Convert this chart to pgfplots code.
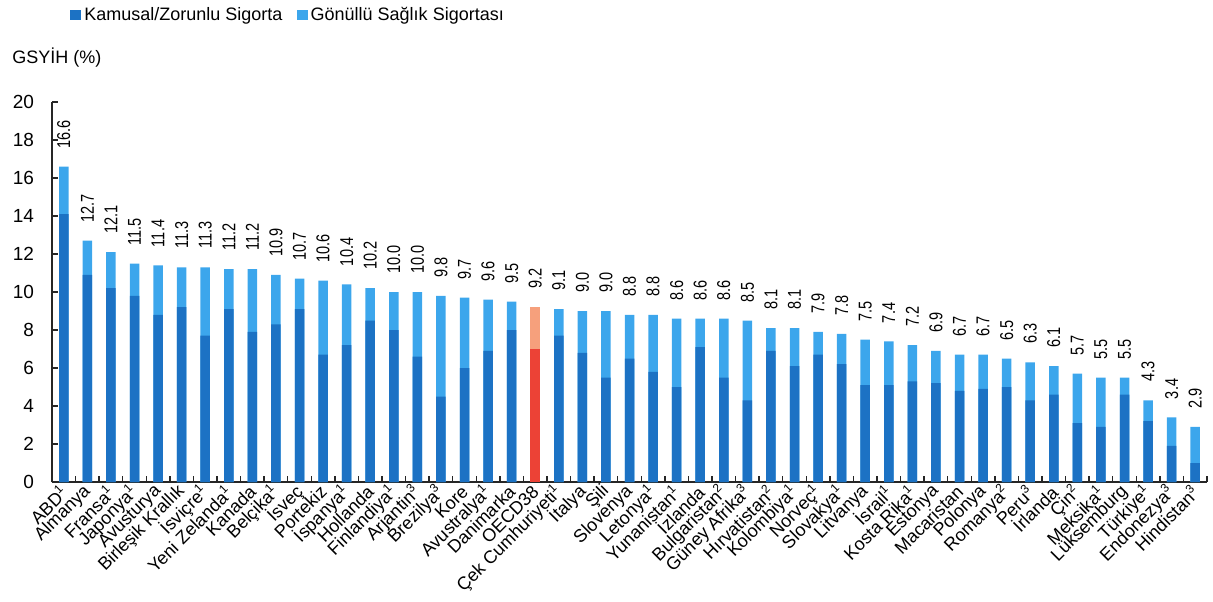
\documentclass[border=0pt]{standalone}
\usepackage{fontspec}
\setmainfont{Liberation Sans}
\newfontfamily\narrowsans[FakeStretch=0.78]{Liberation Sans}
\usepackage{pgfplots}
\usepackage{pgfplotstable}
\pgfplotsset{compat=1.18}

\definecolor{pubblue}{RGB}{28,114,196}
\definecolor{volblue}{RGB}{60,166,236}
\definecolor{oecdred}{RGB}{236,66,54}
\definecolor{oecdsalmon}{RGB}{246,160,124}

% Health spending as share of GDP: total and public/compulsory part
\pgfplotstableread{
idx total public
0  16.6 14.1
1  12.7 10.9
2  12.1 10.2
3  11.5 9.8
4  11.4 8.8
5  11.3 9.2
6  11.3 7.7
7  11.2 9.1
8  11.2 7.9
9  10.9 8.3
10 10.7 9.1
11 10.6 6.7
12 10.4 7.2
13 10.2 8.5
14 10.0 8.0
15 10.0 6.6
16 9.8  4.5
17 9.7  6.0
18 9.6  6.9
19 9.5  8.0
21 9.1  7.7
22 9.0  6.8
23 9.0  5.5
24 8.8  6.5
25 8.8  5.8
26 8.6  5.0
27 8.6  7.1
28 8.6  5.5
29 8.5  4.3
30 8.1  6.9
31 8.1  6.1
32 7.9  6.7
33 7.8  6.2
34 7.5  5.1
35 7.4  5.1
36 7.2  5.3
37 6.9  5.2
38 6.7  4.8
39 6.7  4.9
40 6.5  5.0
41 6.3  4.3
42 6.1  4.6
43 5.7  3.1
44 5.5  2.9
45 5.5  4.6
46 4.3  3.2
47 3.4  1.9
48 2.9  1.0
}\spending

% OECD average, highlighted
\pgfplotstableread{
idx total public
20 9.2 7.0
}\oecd

\begin{document}
\begin{tikzpicture}[font=\fontsize{9}{11}\selectfont]
\begin{axis}[
  at={(0,0)}, anchor=south west,
  scale only axis, width=577.5pt, height=190pt,
  xmin=-0.5, xmax=48.5, ymin=0, ymax=20,
  axis x line=bottom, axis y line=left,
  axis line style={-, line width=0.7pt, black!85},
  clip=false,
  /pgf/number format/assume math mode=true,
  tick align=inside,
  major tick length=3pt, minor tick length=3pt,
  ytick={0,2,...,20},
  ytick style={line width=0.7pt, black!85},
  yticklabel style={xshift=-5.5pt, font=\fontsize{9.5}{11}\selectfont},
  xtick={0,...,48},
  major x tick style={draw=none},
  minor xtick={-0.5,0.5,...,48.5},
  minor x tick style={line width=0.7pt, black!85},
  xticklabel style={yshift=-2.5pt, xshift=1pt, rotate=45, anchor=east, inner sep=1pt, font=\fontsize{9}{11}\selectfont},
  xticklabels={ABD\textsuperscript{1}, Almanya, Fransa\textsuperscript{1}, Japonya\textsuperscript{1}, Avusturya, Birleşik Krallık, İsviçre\textsuperscript{1}, Yeni Zelanda\textsuperscript{1}, Kanada, Belçika\textsuperscript{1}, İsveç, Portekiz, İspanya\textsuperscript{1}, Hollanda, Finlandiya\textsuperscript{1}, Arjantin\textsuperscript{3}, Brezilya\textsuperscript{3}, Kore, Avustralya\textsuperscript{1}, Danimarka, OECD38, Çek Cumhuriyeti\textsuperscript{1}, İtalya, Şili, Slovenya, Letonya\textsuperscript{1}, Yunanistan\textsuperscript{1}, İzlanda, Bulgaristan\textsuperscript{2}, Güney Afrika\textsuperscript{3}, Hırvatistan\textsuperscript{2}, Kolombiya\textsuperscript{1}, Norveç\textsuperscript{1}, Slovakya\textsuperscript{1}, Litvanya, İsrail\textsuperscript{1}, Kosta Rika\textsuperscript{1}, Estonya, Macaristan, Polonya, Romanya\textsuperscript{2}, Peru\textsuperscript{3}, İrlanda, Çin\textsuperscript{2}, Meksika\textsuperscript{1}, Lüksemburg, Türkiye\textsuperscript{1}, Endonezya\textsuperscript{3}, Hindistan\textsuperscript{3}},
  legend columns=2,
  legend image code/.code={\fill[#1] (0pt,-2.7pt) rectangle (5.4pt,2.7pt);},
  legend style={at={(rel axis cs:0.0156,1.229)}, anchor=west, draw=none, fill=none,
    inner sep=0pt, font=\fontsize{9}{11}\selectfont,
    nodes={inner sep=1.6pt},
    /tikz/every even column/.append style={column sep=5.5pt}},
  value/.style={
    nodes near coords={\pgfmathprintnumber[fixed, fixed zerofill, precision=1]{\pgfplotspointmeta}},
    nodes near coords align=horizontal,
    every node near coord/.append style={rotate=90, anchor=west, inner xsep=9pt,
      font=\narrowsans\fontsize{9.3}{11}\selectfont, text=black}},
]
% total height (voluntary part shows above the public part)
\addplot[ybar, bar width=4.75pt, bar shift=0pt, fill=volblue, draw=none, value, forget plot]
  table[x=idx, y=total] {\spending};
\addplot[ybar, bar width=4.75pt, bar shift=0pt, fill=pubblue, draw=none, forget plot]
  table[x=idx, y=public] {\spending};
\addplot[ybar, bar width=4.75pt, bar shift=0pt, fill=oecdsalmon, draw=none, value, forget plot]
  table[x=idx, y=total] {\oecd};
\addplot[ybar, bar width=4.75pt, bar shift=0pt, fill=oecdred, draw=none, forget plot]
  table[x=idx, y=public] {\oecd};

\addlegendimage{fill=pubblue, draw=none}
\addlegendentry{Kamusal/Zorunlu Sigorta}
\addlegendimage{fill=volblue, draw=none}
\addlegendentry{Gönüllü Sağlık Sigortası}

\node[anchor=west, inner sep=0pt] at (rel axis cs:-0.0346,1.116) {GSYİH (\%)};
\end{axis}
\pgfresetboundingbox
\useasboundingbox (-26pt,-59.5pt) rectangle (580.5pt,241pt);
\end{tikzpicture}
\end{document}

◆ **Task objective**:
Pull every line containing the word "code" out of the material.

◆ **In response**:
Convert this chart to pgfplots code.
  legend image code/.code={\fill[#1] (0pt,-2.7pt) rectangle (5.4pt,2.7pt);},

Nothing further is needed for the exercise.